Transcribe every line from the top down to the line with "A_p, A_a, A_top = 6.75, 20.05, 26.85", both ends included, but not the pictures.

⁂

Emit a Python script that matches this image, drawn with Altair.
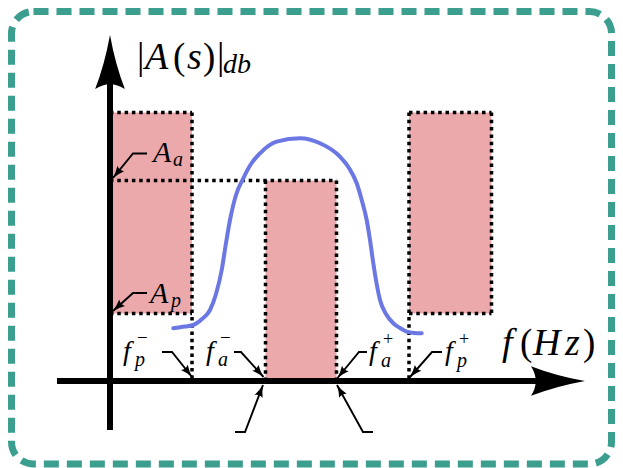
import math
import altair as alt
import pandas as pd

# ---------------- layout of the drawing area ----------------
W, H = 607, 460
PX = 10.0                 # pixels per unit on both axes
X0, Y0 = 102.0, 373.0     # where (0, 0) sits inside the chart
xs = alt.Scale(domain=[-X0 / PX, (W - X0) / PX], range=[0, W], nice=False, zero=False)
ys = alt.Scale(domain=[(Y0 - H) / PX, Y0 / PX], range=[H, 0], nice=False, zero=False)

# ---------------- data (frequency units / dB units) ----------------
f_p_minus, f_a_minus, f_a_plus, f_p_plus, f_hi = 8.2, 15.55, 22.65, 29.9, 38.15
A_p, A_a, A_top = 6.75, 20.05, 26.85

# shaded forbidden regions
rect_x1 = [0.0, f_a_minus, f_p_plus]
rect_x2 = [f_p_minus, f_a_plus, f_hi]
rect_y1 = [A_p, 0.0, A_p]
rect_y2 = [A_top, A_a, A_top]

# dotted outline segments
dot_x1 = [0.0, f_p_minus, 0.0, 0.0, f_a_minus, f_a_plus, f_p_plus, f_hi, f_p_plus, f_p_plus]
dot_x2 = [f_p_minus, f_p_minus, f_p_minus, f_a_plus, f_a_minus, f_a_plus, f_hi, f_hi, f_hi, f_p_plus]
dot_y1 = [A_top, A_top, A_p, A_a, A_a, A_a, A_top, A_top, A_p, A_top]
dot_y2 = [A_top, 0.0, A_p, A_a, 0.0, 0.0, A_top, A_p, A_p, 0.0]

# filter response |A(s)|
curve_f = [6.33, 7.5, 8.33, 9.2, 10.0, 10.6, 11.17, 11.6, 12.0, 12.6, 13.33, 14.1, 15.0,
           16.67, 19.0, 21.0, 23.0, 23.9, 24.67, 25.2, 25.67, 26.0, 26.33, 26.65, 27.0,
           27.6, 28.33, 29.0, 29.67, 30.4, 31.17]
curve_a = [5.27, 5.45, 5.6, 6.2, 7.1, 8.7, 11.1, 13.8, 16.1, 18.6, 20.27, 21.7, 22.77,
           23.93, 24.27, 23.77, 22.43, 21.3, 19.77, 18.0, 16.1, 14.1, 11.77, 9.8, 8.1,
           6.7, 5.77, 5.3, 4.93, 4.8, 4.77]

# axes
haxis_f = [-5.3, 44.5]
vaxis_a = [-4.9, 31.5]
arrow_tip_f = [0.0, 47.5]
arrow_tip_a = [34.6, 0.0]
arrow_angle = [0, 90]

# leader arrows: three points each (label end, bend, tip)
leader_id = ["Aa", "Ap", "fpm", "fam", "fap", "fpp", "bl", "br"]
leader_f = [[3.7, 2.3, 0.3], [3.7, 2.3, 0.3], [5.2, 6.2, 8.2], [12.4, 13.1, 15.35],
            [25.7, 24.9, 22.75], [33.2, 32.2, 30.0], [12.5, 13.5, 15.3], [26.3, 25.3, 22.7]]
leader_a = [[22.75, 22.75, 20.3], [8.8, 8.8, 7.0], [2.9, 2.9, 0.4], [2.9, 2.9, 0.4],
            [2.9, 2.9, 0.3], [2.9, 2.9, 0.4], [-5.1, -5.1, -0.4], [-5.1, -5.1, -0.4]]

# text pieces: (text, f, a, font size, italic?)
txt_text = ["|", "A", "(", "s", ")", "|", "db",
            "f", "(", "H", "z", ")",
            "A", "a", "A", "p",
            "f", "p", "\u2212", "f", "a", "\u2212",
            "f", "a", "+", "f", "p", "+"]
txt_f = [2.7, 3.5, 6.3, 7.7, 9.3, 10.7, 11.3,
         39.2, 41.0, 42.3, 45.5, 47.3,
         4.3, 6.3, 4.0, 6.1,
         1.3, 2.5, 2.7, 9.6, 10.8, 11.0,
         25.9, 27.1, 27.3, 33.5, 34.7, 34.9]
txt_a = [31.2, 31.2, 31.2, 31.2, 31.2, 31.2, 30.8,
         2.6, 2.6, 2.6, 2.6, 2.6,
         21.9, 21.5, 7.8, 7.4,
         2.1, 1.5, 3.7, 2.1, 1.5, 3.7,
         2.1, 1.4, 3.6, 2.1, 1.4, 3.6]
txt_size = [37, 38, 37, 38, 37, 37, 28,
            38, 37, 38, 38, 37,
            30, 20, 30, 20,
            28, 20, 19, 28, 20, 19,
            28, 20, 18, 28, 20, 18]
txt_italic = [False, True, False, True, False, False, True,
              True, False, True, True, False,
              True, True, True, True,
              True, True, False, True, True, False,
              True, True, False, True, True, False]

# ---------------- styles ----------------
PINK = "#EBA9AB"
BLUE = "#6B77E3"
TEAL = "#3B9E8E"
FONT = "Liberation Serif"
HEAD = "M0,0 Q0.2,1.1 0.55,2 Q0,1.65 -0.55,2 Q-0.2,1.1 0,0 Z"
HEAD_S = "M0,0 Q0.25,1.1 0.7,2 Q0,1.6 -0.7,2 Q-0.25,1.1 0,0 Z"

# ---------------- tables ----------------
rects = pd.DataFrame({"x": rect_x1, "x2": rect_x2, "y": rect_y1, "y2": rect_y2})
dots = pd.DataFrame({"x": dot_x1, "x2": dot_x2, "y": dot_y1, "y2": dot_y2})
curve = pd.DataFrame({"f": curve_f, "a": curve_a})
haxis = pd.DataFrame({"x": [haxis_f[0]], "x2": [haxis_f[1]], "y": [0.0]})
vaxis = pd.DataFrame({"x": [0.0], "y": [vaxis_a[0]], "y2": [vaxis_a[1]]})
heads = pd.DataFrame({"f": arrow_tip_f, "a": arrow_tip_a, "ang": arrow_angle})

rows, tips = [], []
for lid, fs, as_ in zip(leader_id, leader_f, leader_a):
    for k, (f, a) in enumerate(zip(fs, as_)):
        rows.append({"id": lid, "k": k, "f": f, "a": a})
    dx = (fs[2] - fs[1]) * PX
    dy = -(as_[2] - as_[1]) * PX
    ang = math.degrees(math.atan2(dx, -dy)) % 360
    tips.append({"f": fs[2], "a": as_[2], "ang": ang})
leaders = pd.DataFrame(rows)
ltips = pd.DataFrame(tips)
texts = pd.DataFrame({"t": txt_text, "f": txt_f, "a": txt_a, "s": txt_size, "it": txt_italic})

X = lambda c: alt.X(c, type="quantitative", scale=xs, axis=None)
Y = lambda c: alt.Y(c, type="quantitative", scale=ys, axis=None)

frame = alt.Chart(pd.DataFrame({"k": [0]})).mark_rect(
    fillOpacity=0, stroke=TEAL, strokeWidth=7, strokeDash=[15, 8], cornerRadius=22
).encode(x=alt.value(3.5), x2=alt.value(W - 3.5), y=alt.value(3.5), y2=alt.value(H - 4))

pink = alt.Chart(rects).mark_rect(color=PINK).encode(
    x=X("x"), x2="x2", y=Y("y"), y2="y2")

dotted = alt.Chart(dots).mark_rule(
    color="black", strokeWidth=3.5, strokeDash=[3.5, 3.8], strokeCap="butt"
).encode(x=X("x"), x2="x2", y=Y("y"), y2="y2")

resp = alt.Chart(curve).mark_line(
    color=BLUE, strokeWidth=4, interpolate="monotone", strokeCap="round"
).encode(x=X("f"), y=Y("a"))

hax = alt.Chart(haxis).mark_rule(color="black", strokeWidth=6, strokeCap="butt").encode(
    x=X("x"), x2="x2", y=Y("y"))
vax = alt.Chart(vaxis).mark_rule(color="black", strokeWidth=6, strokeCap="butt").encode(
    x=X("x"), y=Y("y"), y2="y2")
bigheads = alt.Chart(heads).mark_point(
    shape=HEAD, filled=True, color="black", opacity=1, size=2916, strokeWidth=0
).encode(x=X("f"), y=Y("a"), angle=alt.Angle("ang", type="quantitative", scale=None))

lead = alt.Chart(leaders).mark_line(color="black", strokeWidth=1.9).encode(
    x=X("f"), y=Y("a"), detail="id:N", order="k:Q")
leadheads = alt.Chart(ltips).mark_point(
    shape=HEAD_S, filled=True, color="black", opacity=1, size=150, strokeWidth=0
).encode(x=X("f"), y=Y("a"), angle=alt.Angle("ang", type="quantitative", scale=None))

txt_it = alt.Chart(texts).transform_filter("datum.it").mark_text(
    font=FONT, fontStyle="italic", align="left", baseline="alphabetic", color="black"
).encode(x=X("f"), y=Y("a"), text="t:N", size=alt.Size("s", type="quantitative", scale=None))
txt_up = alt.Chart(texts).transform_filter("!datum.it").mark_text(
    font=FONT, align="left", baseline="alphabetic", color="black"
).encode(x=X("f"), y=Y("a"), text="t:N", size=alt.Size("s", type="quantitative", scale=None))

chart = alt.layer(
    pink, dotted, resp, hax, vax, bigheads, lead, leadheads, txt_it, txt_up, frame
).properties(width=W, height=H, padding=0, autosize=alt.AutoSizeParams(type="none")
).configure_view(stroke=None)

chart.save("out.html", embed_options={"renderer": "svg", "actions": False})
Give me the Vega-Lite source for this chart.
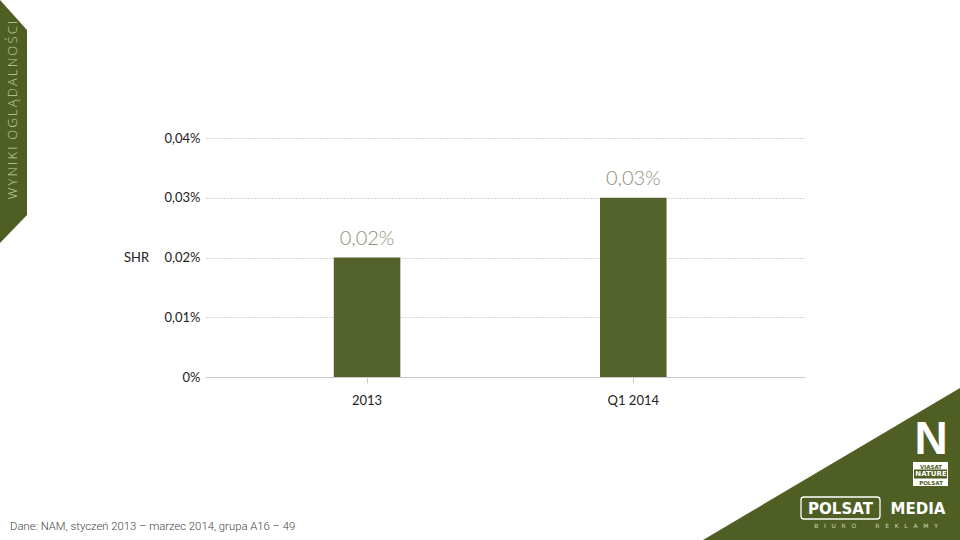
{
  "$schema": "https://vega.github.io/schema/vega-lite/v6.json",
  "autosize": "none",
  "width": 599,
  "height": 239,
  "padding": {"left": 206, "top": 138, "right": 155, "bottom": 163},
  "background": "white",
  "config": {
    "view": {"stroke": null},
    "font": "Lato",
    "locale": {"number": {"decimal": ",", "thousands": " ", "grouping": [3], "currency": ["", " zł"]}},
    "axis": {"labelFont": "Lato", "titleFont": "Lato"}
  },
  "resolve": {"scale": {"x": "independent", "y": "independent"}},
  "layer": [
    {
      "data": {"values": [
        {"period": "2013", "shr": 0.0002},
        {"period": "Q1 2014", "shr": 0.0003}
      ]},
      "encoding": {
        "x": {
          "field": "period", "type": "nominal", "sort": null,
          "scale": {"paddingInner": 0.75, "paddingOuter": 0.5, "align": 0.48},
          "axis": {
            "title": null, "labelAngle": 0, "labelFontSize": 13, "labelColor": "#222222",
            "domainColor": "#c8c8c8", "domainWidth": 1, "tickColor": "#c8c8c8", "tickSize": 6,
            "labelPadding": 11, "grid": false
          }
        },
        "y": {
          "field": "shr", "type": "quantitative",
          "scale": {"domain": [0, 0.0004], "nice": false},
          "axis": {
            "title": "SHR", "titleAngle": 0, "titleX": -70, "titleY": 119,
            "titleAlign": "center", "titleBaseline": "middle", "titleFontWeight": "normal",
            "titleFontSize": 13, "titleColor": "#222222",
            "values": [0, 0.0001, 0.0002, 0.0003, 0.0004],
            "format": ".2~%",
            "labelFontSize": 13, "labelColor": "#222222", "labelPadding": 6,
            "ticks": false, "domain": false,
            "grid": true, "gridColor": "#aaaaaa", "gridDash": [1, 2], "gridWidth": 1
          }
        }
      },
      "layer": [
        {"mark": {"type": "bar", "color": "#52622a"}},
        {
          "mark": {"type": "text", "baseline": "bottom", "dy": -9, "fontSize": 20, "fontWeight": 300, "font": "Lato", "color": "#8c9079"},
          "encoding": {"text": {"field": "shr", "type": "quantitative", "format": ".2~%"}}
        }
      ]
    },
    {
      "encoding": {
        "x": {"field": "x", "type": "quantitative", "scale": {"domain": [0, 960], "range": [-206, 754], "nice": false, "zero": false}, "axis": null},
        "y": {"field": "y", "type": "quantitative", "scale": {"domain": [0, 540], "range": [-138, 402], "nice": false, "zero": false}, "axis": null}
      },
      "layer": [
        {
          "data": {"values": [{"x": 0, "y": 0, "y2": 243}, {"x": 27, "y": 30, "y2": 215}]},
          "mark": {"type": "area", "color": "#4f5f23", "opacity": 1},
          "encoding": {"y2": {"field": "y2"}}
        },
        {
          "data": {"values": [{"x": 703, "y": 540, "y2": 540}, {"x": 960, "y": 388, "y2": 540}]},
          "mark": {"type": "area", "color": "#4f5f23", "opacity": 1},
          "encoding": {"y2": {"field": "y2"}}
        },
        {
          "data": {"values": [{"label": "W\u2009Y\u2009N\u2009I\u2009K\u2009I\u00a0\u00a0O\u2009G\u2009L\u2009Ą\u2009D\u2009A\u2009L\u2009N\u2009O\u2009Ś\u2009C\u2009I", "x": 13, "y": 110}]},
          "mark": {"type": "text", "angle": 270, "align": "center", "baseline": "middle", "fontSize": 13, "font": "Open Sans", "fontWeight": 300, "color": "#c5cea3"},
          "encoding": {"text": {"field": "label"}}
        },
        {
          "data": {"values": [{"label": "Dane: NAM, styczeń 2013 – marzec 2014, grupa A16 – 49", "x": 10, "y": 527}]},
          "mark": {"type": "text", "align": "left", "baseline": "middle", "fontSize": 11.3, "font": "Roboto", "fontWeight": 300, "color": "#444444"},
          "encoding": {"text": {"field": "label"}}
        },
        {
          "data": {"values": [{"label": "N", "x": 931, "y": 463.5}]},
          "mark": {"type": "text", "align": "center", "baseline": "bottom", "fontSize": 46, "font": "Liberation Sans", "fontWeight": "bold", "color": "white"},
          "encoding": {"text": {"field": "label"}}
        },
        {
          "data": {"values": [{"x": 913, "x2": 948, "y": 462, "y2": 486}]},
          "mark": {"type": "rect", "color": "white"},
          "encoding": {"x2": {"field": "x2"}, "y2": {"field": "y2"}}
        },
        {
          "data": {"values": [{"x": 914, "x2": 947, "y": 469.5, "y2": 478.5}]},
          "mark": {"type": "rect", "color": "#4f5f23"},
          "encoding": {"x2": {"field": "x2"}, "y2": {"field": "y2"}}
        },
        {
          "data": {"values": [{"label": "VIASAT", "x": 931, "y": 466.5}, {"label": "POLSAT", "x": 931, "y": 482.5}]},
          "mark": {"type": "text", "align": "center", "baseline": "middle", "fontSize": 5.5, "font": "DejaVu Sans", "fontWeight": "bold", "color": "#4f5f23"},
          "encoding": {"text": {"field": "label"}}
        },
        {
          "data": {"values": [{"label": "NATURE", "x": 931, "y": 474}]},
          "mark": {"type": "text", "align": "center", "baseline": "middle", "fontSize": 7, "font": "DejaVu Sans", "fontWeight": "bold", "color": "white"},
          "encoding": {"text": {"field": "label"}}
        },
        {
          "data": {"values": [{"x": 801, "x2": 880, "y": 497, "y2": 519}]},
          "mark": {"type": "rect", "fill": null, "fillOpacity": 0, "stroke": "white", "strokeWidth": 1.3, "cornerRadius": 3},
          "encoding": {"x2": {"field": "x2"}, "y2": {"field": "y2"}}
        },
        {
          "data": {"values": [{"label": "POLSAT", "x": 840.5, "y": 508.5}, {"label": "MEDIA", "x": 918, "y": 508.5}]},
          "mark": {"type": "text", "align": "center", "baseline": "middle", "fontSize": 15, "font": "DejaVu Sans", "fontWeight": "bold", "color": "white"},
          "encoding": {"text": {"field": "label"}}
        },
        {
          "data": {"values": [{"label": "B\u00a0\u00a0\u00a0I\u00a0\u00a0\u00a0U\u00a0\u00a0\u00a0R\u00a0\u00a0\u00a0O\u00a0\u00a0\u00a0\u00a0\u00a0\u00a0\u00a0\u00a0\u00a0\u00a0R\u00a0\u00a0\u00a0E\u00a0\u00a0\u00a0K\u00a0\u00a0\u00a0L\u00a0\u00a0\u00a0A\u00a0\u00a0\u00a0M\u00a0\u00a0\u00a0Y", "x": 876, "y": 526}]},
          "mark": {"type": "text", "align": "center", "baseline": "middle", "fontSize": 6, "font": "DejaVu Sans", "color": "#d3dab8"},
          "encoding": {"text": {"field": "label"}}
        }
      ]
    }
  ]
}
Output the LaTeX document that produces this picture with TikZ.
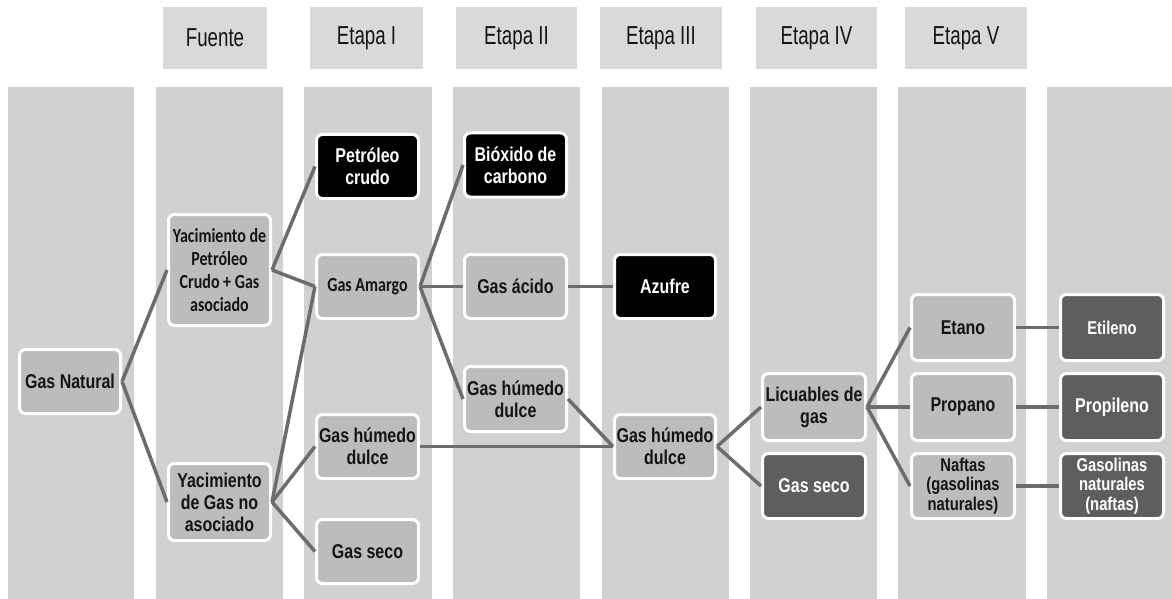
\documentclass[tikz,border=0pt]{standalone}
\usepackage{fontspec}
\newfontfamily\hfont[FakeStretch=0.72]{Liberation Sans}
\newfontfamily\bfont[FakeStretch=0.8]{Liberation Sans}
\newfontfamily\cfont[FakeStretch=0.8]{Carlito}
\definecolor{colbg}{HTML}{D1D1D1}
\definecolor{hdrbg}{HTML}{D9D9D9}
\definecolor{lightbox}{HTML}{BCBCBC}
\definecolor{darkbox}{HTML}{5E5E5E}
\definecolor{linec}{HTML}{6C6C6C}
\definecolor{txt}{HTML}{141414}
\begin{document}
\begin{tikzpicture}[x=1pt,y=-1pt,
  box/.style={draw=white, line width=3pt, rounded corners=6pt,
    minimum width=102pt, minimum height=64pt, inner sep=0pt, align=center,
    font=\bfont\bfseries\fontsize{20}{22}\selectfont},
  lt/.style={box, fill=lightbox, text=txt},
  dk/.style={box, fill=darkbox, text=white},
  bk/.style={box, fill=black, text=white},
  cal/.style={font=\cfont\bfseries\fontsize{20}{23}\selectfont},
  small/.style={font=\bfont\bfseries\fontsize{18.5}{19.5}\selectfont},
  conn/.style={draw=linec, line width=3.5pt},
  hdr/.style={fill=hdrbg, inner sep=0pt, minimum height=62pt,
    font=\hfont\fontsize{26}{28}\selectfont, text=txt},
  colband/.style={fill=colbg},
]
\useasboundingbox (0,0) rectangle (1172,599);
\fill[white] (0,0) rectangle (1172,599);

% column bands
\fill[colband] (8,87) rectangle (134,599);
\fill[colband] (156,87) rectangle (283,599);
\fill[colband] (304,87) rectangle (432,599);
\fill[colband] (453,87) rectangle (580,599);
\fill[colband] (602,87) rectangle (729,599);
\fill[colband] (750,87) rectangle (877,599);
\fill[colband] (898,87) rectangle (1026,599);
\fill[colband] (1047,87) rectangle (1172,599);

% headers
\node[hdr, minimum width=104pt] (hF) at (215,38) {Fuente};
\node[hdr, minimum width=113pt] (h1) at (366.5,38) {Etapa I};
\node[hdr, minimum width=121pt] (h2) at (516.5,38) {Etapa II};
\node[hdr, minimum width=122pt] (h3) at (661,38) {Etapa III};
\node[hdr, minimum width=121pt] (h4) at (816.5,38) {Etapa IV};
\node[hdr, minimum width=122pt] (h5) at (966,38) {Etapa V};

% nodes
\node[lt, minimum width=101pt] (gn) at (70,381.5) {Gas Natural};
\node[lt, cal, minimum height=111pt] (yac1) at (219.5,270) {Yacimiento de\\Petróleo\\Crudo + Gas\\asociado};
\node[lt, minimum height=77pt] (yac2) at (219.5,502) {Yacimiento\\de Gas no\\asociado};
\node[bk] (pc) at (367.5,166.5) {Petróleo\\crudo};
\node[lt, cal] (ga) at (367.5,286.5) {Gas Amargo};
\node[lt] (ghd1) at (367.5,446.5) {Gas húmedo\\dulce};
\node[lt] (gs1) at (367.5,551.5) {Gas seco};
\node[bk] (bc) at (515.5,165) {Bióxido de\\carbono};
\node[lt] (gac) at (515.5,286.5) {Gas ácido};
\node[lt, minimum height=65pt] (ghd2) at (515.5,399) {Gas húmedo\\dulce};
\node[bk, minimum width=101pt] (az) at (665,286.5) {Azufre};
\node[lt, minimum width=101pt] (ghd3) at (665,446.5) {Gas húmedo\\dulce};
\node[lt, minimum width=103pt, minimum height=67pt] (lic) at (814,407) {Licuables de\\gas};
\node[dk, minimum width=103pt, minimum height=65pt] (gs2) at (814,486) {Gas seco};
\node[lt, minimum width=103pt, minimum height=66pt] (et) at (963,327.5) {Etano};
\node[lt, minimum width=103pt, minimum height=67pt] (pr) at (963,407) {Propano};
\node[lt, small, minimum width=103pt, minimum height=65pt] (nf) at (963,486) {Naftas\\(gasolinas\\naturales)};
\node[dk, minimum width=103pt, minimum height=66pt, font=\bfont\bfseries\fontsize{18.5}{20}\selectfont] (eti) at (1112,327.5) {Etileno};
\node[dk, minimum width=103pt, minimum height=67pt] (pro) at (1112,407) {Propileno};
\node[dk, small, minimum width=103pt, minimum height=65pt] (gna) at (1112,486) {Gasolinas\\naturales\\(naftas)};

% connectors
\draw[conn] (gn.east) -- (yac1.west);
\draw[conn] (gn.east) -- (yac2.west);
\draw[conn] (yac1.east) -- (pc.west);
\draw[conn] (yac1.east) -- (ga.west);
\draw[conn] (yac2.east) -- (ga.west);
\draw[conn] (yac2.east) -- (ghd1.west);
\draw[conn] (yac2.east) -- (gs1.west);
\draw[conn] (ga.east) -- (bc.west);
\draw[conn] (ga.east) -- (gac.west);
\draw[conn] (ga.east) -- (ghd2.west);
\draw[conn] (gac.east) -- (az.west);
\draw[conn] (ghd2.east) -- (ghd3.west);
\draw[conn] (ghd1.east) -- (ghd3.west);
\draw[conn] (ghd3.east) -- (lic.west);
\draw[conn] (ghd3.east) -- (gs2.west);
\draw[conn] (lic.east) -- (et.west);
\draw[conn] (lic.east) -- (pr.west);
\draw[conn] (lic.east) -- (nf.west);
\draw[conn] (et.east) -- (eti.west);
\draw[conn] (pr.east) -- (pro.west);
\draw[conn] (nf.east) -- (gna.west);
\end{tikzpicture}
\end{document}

⁂

**Response below:**
Emit a Python script that matches this image, drawn with Altair.
import math
import altair as alt
import pandas as pd

# ---------------- layout of the drawing area ----------------
W, H = 607, 460
PX = 10.0                 # pixels per unit on both axes
X0, Y0 = 102.0, 373.0     # where (0, 0) sits inside the chart
xs = alt.Scale(domain=[-X0 / PX, (W - X0) / PX], range=[0, W], nice=False, zero=False)
ys = alt.Scale(domain=[(Y0 - H) / PX, Y0 / PX], range=[H, 0], nice=False, zero=False)

# ---------------- data (frequency units / dB units) ----------------
f_p_minus, f_a_minus, f_a_plus, f_p_plus, f_hi = 8.2, 15.55, 22.65, 29.9, 38.15
A_p, A_a, A_top = 6.75, 20.05, 26.85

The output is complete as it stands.